Siamo nell’era degli algoritmi, dell’intelligenza artificiale e dei possibili viaggi su Marte eppure…
Eppure dopo la morte di una donna, dopo la violenza su un bambino la nostra unica risposto sono pochi secondi di indignazione.
E’ una questione di tempo.
Femminicidio, bullismo e sopraffazione continuano a segnare punti perché li vogliamo sconfiggere all’ultimo chilometro.
Non si diventa violenti a 40, 30 o 20 anni.
Il buio della violenza ha radici lontane che ci chiedono di investire in maniera decisiva e convinta sull’educazione del cuore.
Proviamo a fare una breve fenomenologia della violenza.
Gli occhi diventano fuoco…
Lo sguardo diventa feroce…
Il respiro si accorcia e un’ombra possiede quello che fino a pochi secondi prima era marito, padre, amico.
E’ l’ombra della violenza.
Una violenza che vuole possedere il corpo, l’anima e la libertà dell’altro.
Si tratta di una furia cieca,
non riconosce il volto della compagna, del figlio o del fratello.
E’ una furia sorda.
Sorda alla paura che genera.
Sorda agli occhi che le implorano di fermarsi.
Sorda al grido d’aiuto lanciato nella solitudine della notte.
Le sue parole sono schegge che si conficcano nel cuore, nel corpo e nello sguardo dell’altro.
Schegge che frantumano, umiliano e violentano la dignità di un compagno, di un figlio o di un fratello.
Quando la violenza ha questa forma siamo di fronte ad un buio quasi invincibile.
Doppiamo partire molto prima.
Proviamo una lettura con lintelligenza del cuore.
Prima di essere lucida follia la violenza è nebbia che imprigiona il cuore in un malessere che non riesce a trovare le parole per dirsi.
Dietro una mano violenta c’è sempre un cuore nella nebbia.
Un cuore che nell’impotenza di esprimere ciò che prova finisce per accecarsi nel folle desiderio di distruggere l’alterità dell’altro.

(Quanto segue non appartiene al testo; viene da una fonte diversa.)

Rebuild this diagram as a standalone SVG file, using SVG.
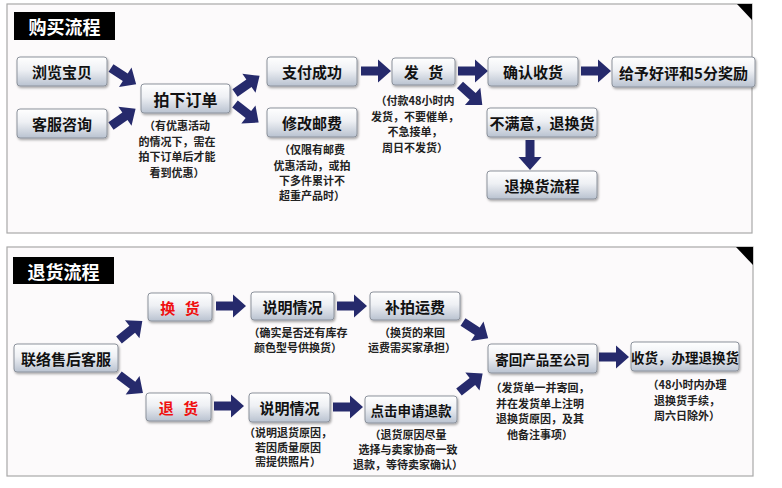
<svg xmlns="http://www.w3.org/2000/svg" xmlns:xlink="http://www.w3.org/1999/xlink" width="782" height="488" viewBox="0 0 782 488">
<defs>
<linearGradient id="btn" x1="0" y1="0" x2="0" y2="1">
<stop offset="0" stop-color="#ffffff"/>
<stop offset="0.45" stop-color="#eef0f4"/>
<stop offset="1" stop-color="#b9c2d0"/>
</linearGradient>
<filter id="sh" x="-10%" y="-20%" width="130%" height="150%">
<feDropShadow dx="1" dy="1.5" stdDeviation="0.8" flood-color="#000" flood-opacity="0.35"/>
</filter>
<path id="arr" d="M0,-4.5 L17,-4.5 L17,-11.5 L30,0 L17,11.5 L17,4.5 L0,4.5 Z"/>
</defs>
<style>
.panel{fill:#fcfafb;stroke:#a8a8a8;stroke-width:1.2}
.corner{fill:#000}
.title{fill:#000}
.ttxt{font-family:"Noto Sans CJK SC","Noto Sans",sans-serif;font-weight:700;font-size:18px;fill:#fff;text-anchor:middle;dominant-baseline:central}
.box{fill:url(#btn);stroke:#8c929c;stroke-width:1;filter:url(#sh)}
.lbl{font-family:"Noto Sans CJK SC","Noto Sans",sans-serif;font-weight:700;font-size:15px;fill:#111;text-anchor:middle;dominant-baseline:central}
.sm{font-size:13.5px}
.red{fill:#f01010;word-spacing:6px}
.sp{word-spacing:6px}
.note{font-family:"Noto Sans CJK SC","Noto Sans",sans-serif;font-weight:700;font-size:11px;fill:#222;text-anchor:middle;dominant-baseline:central}
.conn use{fill:#262a6c}
</style>
<rect width="782" height="488" fill="#ffffff"/>
<g id="panel-buy">
<rect class="panel" x="7" y="4" width="745" height="229"/>
<polygon class="corner" points="737,4 752,4 752,20"/>
<rect class="title" x="14" y="12" width="101" height="28"/>
<text class="ttxt" x="64.5" y="26">购买流程</text>
</g>
<g id="panel-return">
<rect class="panel" x="7" y="247" width="746" height="229"/>
<polygon class="corner" points="736,247 753,247 753,265"/>
<rect class="title" x="13" y="257" width="101" height="27"/>
<text class="ttxt" x="63.5" y="270.5">退货流程</text>
</g>
<g class="conn" id="connectors">
<use href="#arr" transform="translate(111,68) rotate(33)"/>
<use href="#arr" transform="translate(111,126) rotate(-35)"/>
<use href="#arr" transform="translate(235,93) rotate(-35)"/>
<use href="#arr" transform="translate(235,104) rotate(38)"/>
<use href="#arr" transform="translate(361,71)"/>
<use href="#arr" transform="translate(458,71)"/>
<use href="#arr" transform="translate(460,85) rotate(42)"/>
<use href="#arr" transform="translate(581,71)"/>
<use href="#arr" transform="translate(530,140) rotate(90)"/>
<use href="#arr" transform="translate(119,340) rotate(-39)"/>
<use href="#arr" transform="translate(119,375) rotate(37)"/>
<use href="#arr" transform="translate(216,306)"/>
<use href="#arr" transform="translate(214,406)"/>
<use href="#arr" transform="translate(337,306)"/>
<use href="#arr" transform="translate(463,322) rotate(33)"/>
<use href="#arr" transform="translate(333,407)"/>
<use href="#arr" transform="translate(459,392) rotate(-38)"/>
<use href="#arr" transform="translate(599,357)"/>
</g>
<g id="n-browse"><rect class="box" x="17" y="57" width="90" height="29" rx="3"/><text class="lbl" x="62" y="71.5">浏览宝贝</text></g>
<g id="n-consult"><rect class="box" x="17" y="109" width="90" height="29" rx="3"/><text class="lbl" x="62" y="123.5">客服咨询</text></g>
<g id="n-order"><rect class="box" x="141" y="84" width="89" height="29" rx="3"/><text class="lbl" x="185.5" y="98.5" style="font-size:16px">拍下订单</text>
<text class="note" x="177" y="125">（有优惠活动</text><text class="note" x="177" y="140.5">的情况下，需在</text><text class="note" x="177" y="156">拍下订单后才能</text><text class="note" x="177" y="171.5">看到优惠）</text></g>
<g id="n-pay"><rect class="box" x="267" y="57" width="90" height="29" rx="3"/><text class="lbl" x="312" y="71.5">支付成功</text></g>
<g id="n-postage"><rect class="box" x="267" y="108" width="90" height="29" rx="3"/><text class="lbl" x="312" y="122.5">修改邮费</text>
<text class="note" x="312" y="149">（仅限有邮费</text><text class="note" x="312" y="164.5">优惠活动，或拍</text><text class="note" x="312" y="180">下多件累计不</text><text class="note" x="312" y="195">超重产品时）</text></g>
<g id="n-ship"><rect class="box" x="392" y="58" width="63" height="27" rx="3"/><text class="lbl sp" x="423.5" y="71.5">发 货</text>
<text class="note" x="415" y="100">（付款48小时内</text><text class="note" x="415" y="115.5">发货，不要催单，</text><text class="note" x="415" y="131">不急接单，</text><text class="note" x="415" y="146.5">周日不发货）</text></g>
<g id="n-confirm"><rect class="box" x="488" y="57" width="90" height="29" rx="3"/><text class="lbl" x="533" y="71.5">确认收货</text></g>
<g id="n-review"><rect class="box" x="612" y="57" width="143" height="30" rx="3"/><text class="lbl" x="683.5" y="72">给予好评和5分奖励</text></g>
<g id="n-unhappy"><rect class="box" x="487" y="108" width="110" height="29" rx="3"/><text class="lbl" x="542" y="122.5">不满意，退换货</text></g>
<g id="n-flow"><rect class="box" x="487" y="171" width="110" height="28" rx="3"/><text class="lbl" x="542" y="185">退换货流程</text></g>
<g id="n-contact"><rect class="box" x="14" y="344" width="104" height="28" rx="3"/><text class="lbl" x="66" y="358">联络售后客服</text></g>
<g id="n-exchange"><rect class="box" x="148" y="293" width="64" height="28" rx="3"/><text class="lbl red" x="180" y="307">换 货</text></g>
<g id="n-refund"><rect class="box" x="146" y="393" width="65" height="28" rx="3"/><text class="lbl red" x="178.5" y="407">退 货</text></g>
<g id="n-explain1"><rect class="box" x="251" y="292" width="83" height="28" rx="3"/><text class="lbl" x="292.5" y="306">说明情况</text>
<text class="note" x="298" y="332">（确实是否还有库存</text><text class="note" x="298" y="347">颜色型号供换货）</text></g>
<g id="n-fee"><rect class="box" x="370" y="292" width="90" height="28" rx="3"/><text class="lbl" x="415" y="306">补拍运费</text>
<text class="note" x="412" y="332">（换货的来回</text><text class="note" x="412" y="347">运费需买家承担）</text></g>
<g id="n-explain2"><rect class="box" x="249" y="393" width="81" height="29" rx="3"/><text class="lbl" x="289.5" y="407.5">说明情况</text>
<text class="note" x="288" y="432">（说明退货原因，</text><text class="note" x="288" y="446.5">若因质量原因</text><text class="note" x="288" y="461">需提供照片）</text></g>
<g id="n-apply"><rect class="box" x="365" y="396" width="92" height="27" rx="3"/><text class="lbl sm" x="411" y="409.5">点击申请退款</text>
<text class="note" x="408" y="433.5">（退货原因尽量</text><text class="note" x="408" y="448.5">选择与卖家协商一致</text><text class="note" x="408" y="463.5">退款，等待卖家确认）</text></g>
<g id="n-sendback"><rect class="box" x="488" y="344" width="109" height="29" rx="3"/><text class="lbl sm" x="542.5" y="358.5">寄回产品至公司</text>
<text class="note" x="540" y="387">（发货单一并寄回，</text><text class="note" x="540" y="402.5">并在发货单上注明</text><text class="note" x="540" y="418">退换货原因，及其</text><text class="note" x="540" y="433.5">他备注事项）</text></g>
<g id="n-receive"><rect class="box" x="631" y="342" width="108" height="29" rx="3"/><text class="lbl sm" x="685" y="356.5">收货，办理退换货</text>
<text class="note" x="687" y="384">（48小时内办理</text><text class="note" x="687" y="400">退换货手续，</text><text class="note" x="687" y="415">周六日除外）</text></g>
</svg>
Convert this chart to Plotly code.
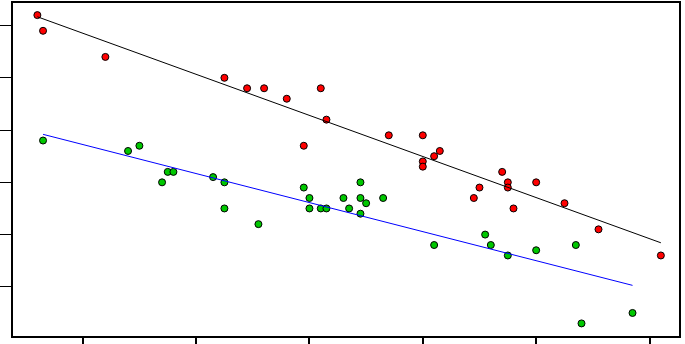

Se il mio cuore è attraversato da parole mancanti l’unico modo per esprimere il mio sentire è trasformare il mio corpo in arma omicida.
Lo vediamo nel bullismo, nel mobbing ma anche nella violenza su figli e compagne.
La pedagogia però, per essere degna di questo nome, non può limitarsi a bei discorsi, deve offrire strumenti educativi semplici ed efficaci.
Vi propongo allora un rito semplice da usare in classe (anche a casa).
L’ho chiamato “PAUSA DEI SENTIMENTI”.
In “Carezze d’empatia in classe” (2020 Pearson) ho inserito 80 CARD DEI SENTIMENTI.
80 card per quelle “parole mancanti” che giorno dopo giorno alimentano il mostro della violenza.
I vostri studenti, siano bambini o ragazzi più grandi, possono fare con voi una piccola pausa in cui poter dire: mi sento ispirato, grato, orgoglioso…ma anche triste, escluso, deluso…
Tante parole per imparare il linguaggio dei sentimenti.
Tante parole per avvolgere la classe con la coperta calda dell’empatia.
Ma sopratutto…
Tante parole per prevenire già in classe bullismo, aggressività e oppositività.
Tante parole per curare alla radice il buio della violenza.
Perché un cuore che sa dire ciò che prova non ha bisogno di travolgere l’alto come una furia cieca.
La partita contro la violenza non si può vincere all’ultimo chilometro.
La partita contro la violenza deve partire da lontano: dall’educazione affettiva compiuta ogni giorno: in classe e a casa.